March 02, 2021 | Diane Squires
The Federation of Community Legal Centres has welcomed the State Government’s commitment to better responding to mental health issues following the release of the report of findings from the Mental Health Royal Commission.
Federation of Community Legal Centres CEO Ms Serina McDuff commended the government for committing to review the state’s response to mental health and for recognising the important role people with lived experience would play in guiding the delivery of better mental health services in Victoria.
She also welcomed Daniel Andrews’ commitment to implement “every single one of the recommendations”.
“This is a weighty and welcome report,” Ms McDuff said.
“It’s 3195 pages of uncomfortable reading that delivers our state an opportunity to ensure all Victorians are treated with dignity and respect and that they are not unfairly treated because of mental health concerns.
“It is pleasing and appropriate that the report has highlighted the importance of listening to those with lived experience in determining the way forward when it comes to mental health responses across Victoria.”
Ms McDuff welcomed the proposed expansion of the specialist Assessment and Referral Court to Victoria’s 12 headquarter Magistrate’s Courts and noted the focus on youth mental health in the report.
“This report reorients our mental health services, it provides a roadmap to ensuring early intervention and support for those who need it,” she said.
Ms McDuff also welcomed the commission’s recommendation that medically trained professionals be relied on as first responders to instances involving mental health over police officers.

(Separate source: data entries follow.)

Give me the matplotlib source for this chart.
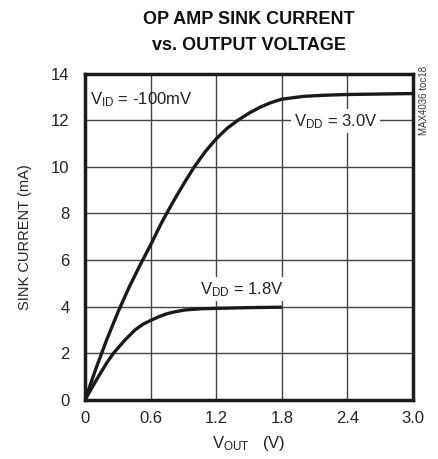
import matplotlib
matplotlib.use("Agg")
import matplotlib.pyplot as plt

plt.rcParams['font.family'] = ['Liberation Sans', 'DejaVu Sans']
plt.rcParams['mathtext.fontset'] = 'custom'
plt.rcParams['mathtext.rm'] = 'Liberation Sans'
plt.rcParams['mathtext.default'] = 'rm'

# Data
v_30 = [0, 0.1, 0.2, 0.3, 0.4, 0.5, 0.6, 0.7, 0.8, 0.9, 1.0, 1.1, 1.2, 1.3, 1.4, 1.5, 1.6, 1.7, 1.8, 2.0, 2.2, 2.4, 2.7, 3.0]
i_30 = [0, 1.35, 2.6, 3.75, 4.8, 5.75, 6.65, 7.6, 8.45, 9.25, 10.0, 10.65, 11.2, 11.65, 12.0, 12.3, 12.55, 12.75, 12.9, 13.02, 13.07, 13.1, 13.12, 13.14]
v_18 = [0, 0.05, 0.122, 0.2, 0.259, 0.3, 0.365, 0.457, 0.53, 0.609, 0.68, 0.75, 0.82, 0.913, 1.05, 1.2, 1.5, 1.8]
i_18 = [0, 0.42, 1.0, 1.6, 2.0, 2.22, 2.57, 3.0, 3.25, 3.43, 3.58, 3.7, 3.78, 3.86, 3.91, 3.93, 3.96, 3.98]

x_ticks = [0, 0.6, 1.2, 1.8, 2.4, 3.0]
x_labels = ["0", "0.6", "1.2", "1.8", "2.4", "3.0"]
y_ticks = [0, 2, 4, 6, 8, 10, 12, 14]
y_labels = ["0", "2", "4", "6", "8", "10", "12", "14"]

INK = '#1a1a1a'
fig = plt.figure(figsize=(4.38, 4.59), dpi=100)
ax = fig.add_axes([85/438, 59/459, 328/438, 326.5/459])

ax.plot(v_30, i_30, color=INK, lw=2.4, solid_capstyle='butt', solid_joinstyle='round', zorder=3)
ax.plot(v_18, i_18, color=INK, lw=2.4, solid_capstyle='butt', solid_joinstyle='round', zorder=3)

ax.set_xlim(0, 3.0)
ax.set_ylim(0, 14)
ax.set_xticks(x_ticks)
ax.set_xticklabels(x_labels)
ax.set_yticks(y_ticks)
ax.set_yticklabels(y_labels)
ax.tick_params(length=0, labelsize=12, colors='#222222')
ax.tick_params(axis='y', pad=11)
ax.tick_params(axis='x', pad=8)
ax.grid(True, color='#444444', lw=1.0)
ax.set_axisbelow(True)
for s in ax.spines.values():
    s.set_linewidth(2.5)
    s.set_color(INK)

ax.set_xlabel(r'V$_{OUT}$   (V)', fontsize=12, labelpad=6, color='#222222')
ax.set_ylabel('SINK CURRENT (mA)', fontsize=10.5, labelpad=14, color='#222222')

bbox = dict(facecolor='white', edgecolor='none', pad=2.0)
ax.text(0.05, 12.9, r'V$_{ID}$ = -100mV', fontsize=12, ha='left', va='center', color='#222222')
ax.text(2.29, 11.95, r'V$_{DD}$ = 3.0V', fontsize=12, ha='center', va='center', color='#222222', bbox=bbox, zorder=2)
ax.text(1.43, 4.75, r'V$_{DD}$ = 1.8V', fontsize=12, ha='center', va='center', color='#222222', bbox=bbox, zorder=2)

fig.text(249/438, 1 - 20/459, 'OP AMP SINK CURRENT', fontsize=13, fontweight='bold', ha='center', va='center', color='#111111')
fig.text(249/438, 1 - 45/459, 'vs. OUTPUT VOLTAGE', fontsize=13, fontweight='bold', ha='center', va='center', color='#111111')
fig.text(424/438, 1 - 66/459, 'MAX4036 toc18', fontsize=7, rotation=90, ha='center', va='top', color='#333333')

fig.savefig('out.png', dpi=100)
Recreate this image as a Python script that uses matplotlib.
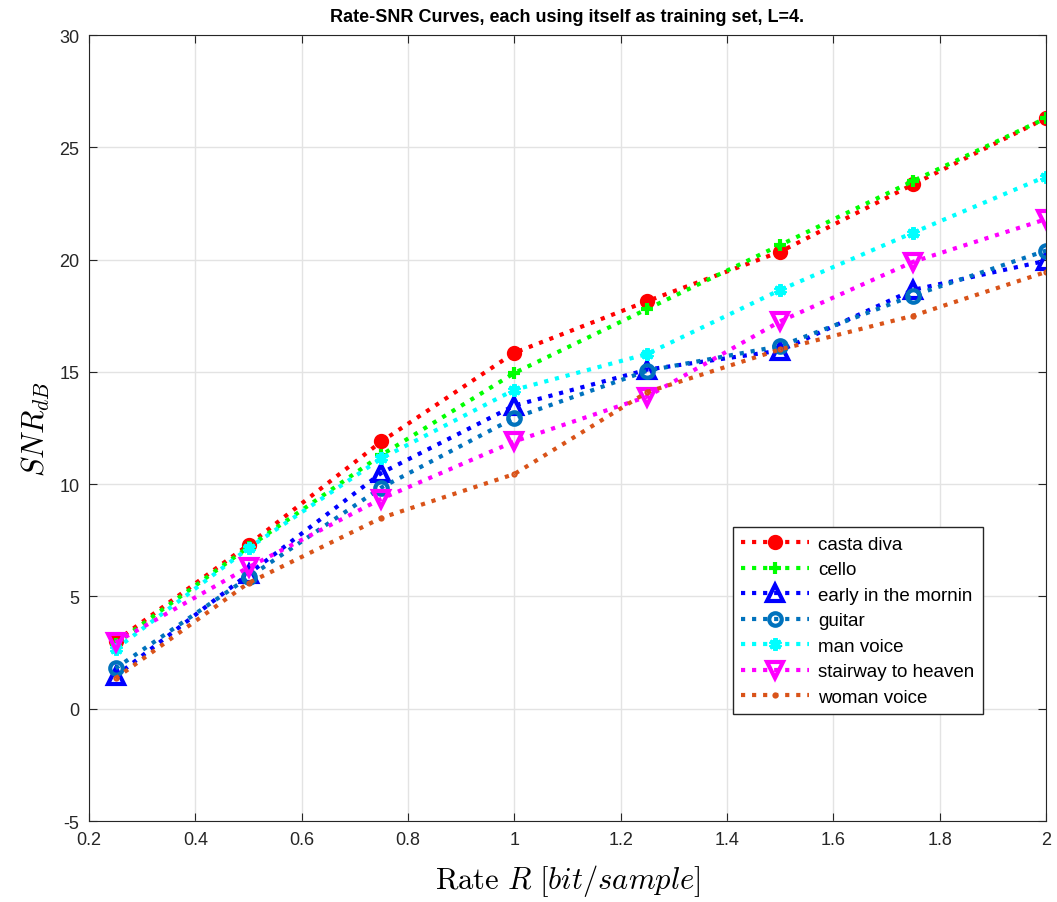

“We have long advocated for a health response over a law and order response in relation to issues where mental health is a factor,” she said.
Ms McDuff also welcomed the Royal Commission’s recommendation that up to 60 community-based adult mental health services be established across the state.
“We know from our integrated services model, that early, community-based, assistance is vital to help those Victorians most vulnerable to injustice,” she said.
“Access to legal assistance is a vital part of this support. Studies show at least 20 percent of people accessing Community Legal Centres experience mental health issues, but we believe this figure is under reported.”
Ms McDuff welcomed reforms to support the mental health and wellbeing of people in contact with, or at risk of coming into contact with, the criminal and youth justice systems.
Ms McDuff said the Federation would review the report in more detail and seek further advice from the Victorian Government over coming weeks to better understand the implications for the community legal sector and the community’s access to equal justice.
The Federation of Community Legal Centres is the peak body for Community Legal Centres in Victoria. We strive for a community that is fair, inclusive and thriving, where every person belongs and can learn, grow, heal, participate and be heard.